Brace for a recession next year. That is the word of warning from S&P Global Ratings economist Beth Ann Bovino, in a post-Thanksgiving weekend report on Monday.
As with many prognosticators inside and outside of Wall Street, S&P sees the chance that the U.S. avoids a recession as “dimming,” as the Federal Reserve continues to pursue its strategy of attempting to squelch rising inflationary pressures by raising interest rates.
The U.S. central bank’s goal is simple: stamp out inflation, with measures such as the consumer-price index putting in numbers of around 8% for several months in a row this year.
The Fed views inflation for a healthy economy at 2%, and readings above that suggest that the economy is running hot.
Lifting interest rates are one of the primary ways the Fed can cool the economy, by making goods and services more expensive.

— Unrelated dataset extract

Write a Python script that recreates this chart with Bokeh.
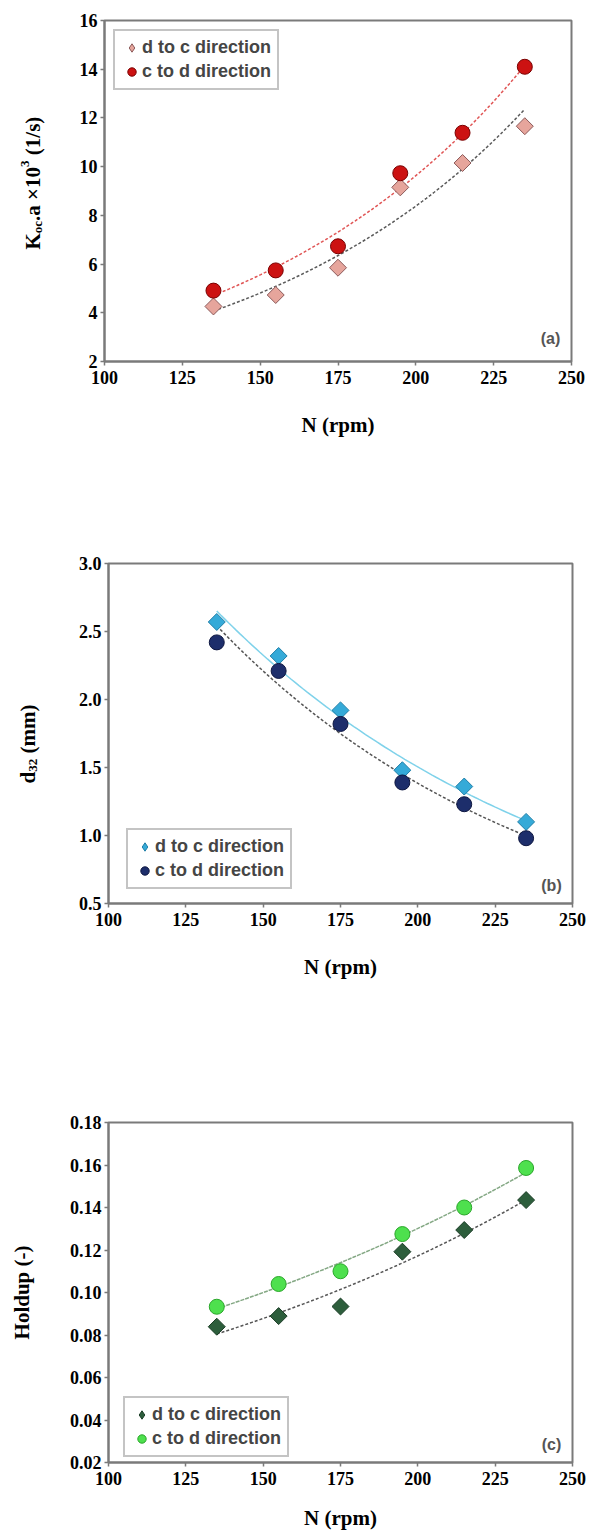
import numpy as np
from bokeh.plotting import figure
from bokeh.layouts import column, row
from bokeh.models import (FixedTicker, PrintfTickFormatter, Legend, LegendItem,
                          Label, Range1d)
from bokeh.embed import file_html
from bokeh.resources import INLINE

# ---------------- data ----------------
rpm = [135, 155, 175, 195, 215, 235]
rpm_ticks = [100, 125, 150, 175, 200, 225, 250]
series_names = ["d to c direction", "c to d direction"]

kla_d_to_c = [4.26, 4.73, 5.85, 9.15, 10.15, 11.66]
kla_c_to_d = [4.91, 5.74, 6.73, 9.73, 11.39, 14.10]
kla_ticks = [2, 4, 6, 8, 10, 12, 14, 16]

d32_d_to_c = [2.57, 2.32, 1.92, 1.48, 1.36, 1.10]
d32_c_to_d = [2.42, 2.21, 1.82, 1.39, 1.23, 0.98]
d32_ticks = [0.5, 1.0, 1.5, 2.0, 2.5, 3.0]

holdup_d_to_c = [0.0839, 0.0889, 0.0934, 0.1192, 0.1294, 0.1435]
holdup_c_to_d = [0.0933, 0.1040, 0.1100, 0.1275, 0.1400, 0.1586]
holdup_ticks = [0.02, 0.04, 0.06, 0.08, 0.10, 0.12, 0.14, 0.16, 0.18]

SERIF = "Liberation Serif"
SANS = "Liberation Sans"
FRAME = "#7a7a7a"
W = 590
LW = 58  # width of the side strip that carries the composite y labels


def exp_fit(x, y, n=80):
    x = np.asarray(x, float)
    y = np.asarray(y, float)
    b, a = np.polyfit(x, np.log(y), 1)
    xs = np.linspace(x.min(), x.max(), n)
    return xs, np.exp(a + b * xs)


def make_panel(width, height, left, right, top, bottom, yticks, fmt, xlabel_standoff):
    p = figure(width=width, height=height, min_border_left=left, min_border_right=right,
               min_border_top=top, min_border_bottom=bottom,
               x_range=Range1d(rpm_ticks[0], rpm_ticks[-1]),
               y_range=Range1d(yticks[0], yticks[-1]),
               output_backend="svg", toolbar_location=None)
    p.grid.visible = False
    p.outline_line_color = FRAME
    p.outline_line_width = 2
    p.background_fill_color = "white"
    for ax in (p.xaxis[0], p.yaxis[0]):
        ax.axis_line_color = FRAME
        ax.axis_line_width = 2
        ax.major_tick_line_color = FRAME
        ax.major_tick_line_width = 1.5
        ax.major_tick_in = 0
        ax.major_tick_out = 4
        ax.minor_tick_line_color = None
        ax.major_label_text_font = SERIF
        ax.major_label_text_font_style = "bold"
        ax.major_label_text_font_size = "18px"
        ax.major_label_text_color = "black"
        ax.axis_label_text_font = SERIF
        ax.axis_label_text_font_style = "bold"
        ax.axis_label_text_font_size = "21px"
        ax.axis_label_text_color = "black"
    p.xaxis.ticker = FixedTicker(ticks=rpm_ticks)
    p.yaxis.ticker = FixedTicker(ticks=yticks)
    p.yaxis.formatter = PrintfTickFormatter(format=fmt)
    p.yaxis.major_label_standoff = 3
    p.xaxis.axis_label = "N (rpm)"
    p.xaxis.axis_label_standoff = xlabel_standoff
    return p


def label_strip(main, height, top, bottom):
    s = figure(width=LW, height=height, x_range=Range1d(0, LW), y_range=main.y_range,
               min_border_left=0, min_border_right=0,
               min_border_top=top, min_border_bottom=bottom,
               x_axis_location=None, y_axis_location=None,
               output_backend="svg", toolbar_location=None)
    s.grid.visible = False
    s.outline_line_color = None
    return s


def add_series(p, yd, yc, dc_style, cd_style, line_dc, line_cd):
    xs, ys = exp_fit(rpm, yd)
    p.line(xs, ys, line_color=line_dc[0], line_width=1.5, line_dash=line_dc[1])
    xs, ys = exp_fit(rpm, yc)
    p.line(xs, ys, line_color=line_cd[0], line_width=1.5, line_dash=line_cd[1])
    # legend proxy for the diamond series (legend glyphs ignore the marker angle)
    r_dc = p.scatter(x=[np.nan], y=[np.nan], marker="diamond", size=12,
                     fill_color=dc_style[0], line_color=dc_style[1], line_width=1)
    p.scatter(rpm, yd, marker="square", angle=np.pi / 4, size=12,
              fill_color=dc_style[0], line_color=dc_style[1], line_width=1)
    r_cd = p.scatter(rpm, yc, marker="circle", size=15,
                     fill_color=cd_style[0], line_color=cd_style[1], line_width=1)
    return r_dc, r_cd


def add_legend(p, r_dc, r_cd, location, margin=9):
    leg = Legend(items=[LegendItem(label=series_names[0], renderers=[r_dc]),
                        LegendItem(label=series_names[1], renderers=[r_cd])],
                 location=location, margin=margin,
                 border_line_color="#8a8a8a", border_line_width=2,
                 background_fill_color="white", background_fill_alpha=1,
                 label_text_font=SANS, label_text_font_style="bold",
                 label_text_font_size="18px", label_text_color="#454545",
                 glyph_width=21, glyph_height=21, label_standoff=0,
                 spacing=3, padding=6)
    p.add_layout(leg)


def add_tag(p, text, fx, fy, fw, fh):
    xr, yr = p.x_range, p.y_range
    x = xr.start + fx * (xr.end - xr.start) / fw
    y = yr.start + fy * (yr.end - yr.start) / fh
    p.add_layout(Label(x=x, y=y, text=text, text_font=SANS, text_font_style="bold",
                       text_font_size="16px", text_color="#555555",
                       text_align="center", text_baseline="middle"))


def add_vlabel(s, pieces, base_x, start_px, fh):
    """pieces: (text, font_px, shift_px, advance_before_px, advance_px);
    start_px is measured upward from the bottom of the frame."""
    yr = s.y_range
    k = (yr.end - yr.start) / fh
    pos = start_px
    for text, size, shift, pre, adv in pieces:
        pos += pre
        s.add_layout(Label(x=base_x + shift, y=yr.start + pos * k, text=text,
                           angle=np.pi / 2,
                           text_font=SERIF, text_font_style="bold",
                           text_font_size=f"{size}px", text_color="black",
                           text_align="left", text_baseline="alphabetic"))
        pos += adv


F = 21
S = 13

# ---------------- panel (a) ----------------
Ha, La, Ra, Ta, Ba = 478, 46, 19, 20, 117
pa = make_panel(W - LW, Ha, La, Ra, Ta, Ba, kla_ticks, "%d", 26)
fwa, fha = W - LW - La - Ra, Ha - Ta - Ba
ra_dc, ra_cd = add_series(pa, kla_d_to_c, kla_c_to_d,
                          ("#e6a59c", "#8c5a5a"), ("#cc1212", "#7a0000"),
                          ("#5a5a5a", "3 2"), ("#e05555", "3 2"))
add_legend(pa, ra_dc, ra_cd, "top_left")
add_tag(pa, "(a)", fwa - 21, 23, fwa, fha)
sa = label_strip(pa, Ha, Ta, Ba)
add_vlabel(sa, [("K", F, 0, 0, 0.778 * F),
                ("oc", S, 5, 0, 0.944 * S),
                (".a \u00d710", F, 0, 0, 2.57 * F),
                ("3", S, -8, 0, 0.5 * S),
                ("(1/s)", F, 0, 0.25 * F, 1.833 * F)],
           32, 112, fha)

# ---------------- panel (b) ----------------
Hb, Lb, Rb, Tb, Bb = 540, 50, 18, 85, 115
pb = make_panel(W - LW, Hb, Lb, Rb, Tb, Bb, d32_ticks, "%.1f", 26)
fwb, fhb = W - LW - Lb - Rb, Hb - Tb - Bb
rb_dc, rb_cd = add_series(pb, d32_d_to_c, d32_c_to_d,
                          ("#35aad8", "#1f7fa8"), ("#1d2e6b", "#0d1640"),
                          ("#7fd2ea", "solid"), ("#555555", "3 2"))
add_legend(pb, rb_dc, rb_cd, (18, 14))
add_tag(pb, "(b)", fwb - 21, 18, fwb, fhb)
sb = label_strip(pb, Hb, Tb, Bb)
add_vlabel(sb, [("d", F, 0, 0, 0.556 * F),
                ("32", S, 5, 0, 1.0 * S),
                ("(mm)", F, 0, 0.25 * F, 2.33 * F)],
           27, 120, fhb)

# ---------------- panel (c) ----------------
Hc, Lc, Rc, Tc, Bc = 522, 108, 18, 104, 78
pc = make_panel(W, Hc, Lc, Rc, Tc, Bc, holdup_ticks, "%.2f", 18)
fwc, fhc = W - Lc - Rc, Hc - Tc - Bc
pc.yaxis.axis_label = "Holdup (-)"
pc.yaxis.axis_label_standoff = 33
rc_dc, rc_cd = add_series(pc, holdup_d_to_c, holdup_c_to_d,
                          ("#2d5e3c", "#1b3d26"), ("#4ee04e", "#2aa62a"),
                          ("#555555", "3 2"), ("#84a884", "4 1"))
add_legend(pc, rc_dc, rc_cd, (15, 5))
add_tag(pc, "(c)", fwc - 21, 18, fwc, fhc)

layout = column(row(sa, pa, spacing=0), row(sb, pb, spacing=0), pc, spacing=0)
open("out.html", "w").write(file_html(layout, INLINE))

That strategy is inflicting pain — and risks recession — for consumers and investors who have enjoyed more than a decade of cheap money to buy houses, cars and other assets such as stocks and bitcoin.
“While economic momentum has protected the U.S. economy this year, what’s around the bend in 2023 is the bigger worry,” wrote the S&P Global Ratings economist.
Brewing global tensions are also playing a part.
“With the Russia-Ukraine conflict ongoing, tensions over Taiwan escalating, and the China slowdown exacerbating supply-chain and pricing pressures, the U.S. economy appears to be teetering toward recession,” the report continues.
Against the backdrop of a softening economy are a number of ugly predictions for the market, including the Dow Jones Industrial Average, the S&P 500 index, and the Nasdaq Composite Index, with Deutsche Bank recently forecasting a further 25% tumble for major indexes from current levels.
Deutsche Bank also was among the first major banks to forecast a U.S. recession. But the ranks of recessionary forecasts have been growing steadily.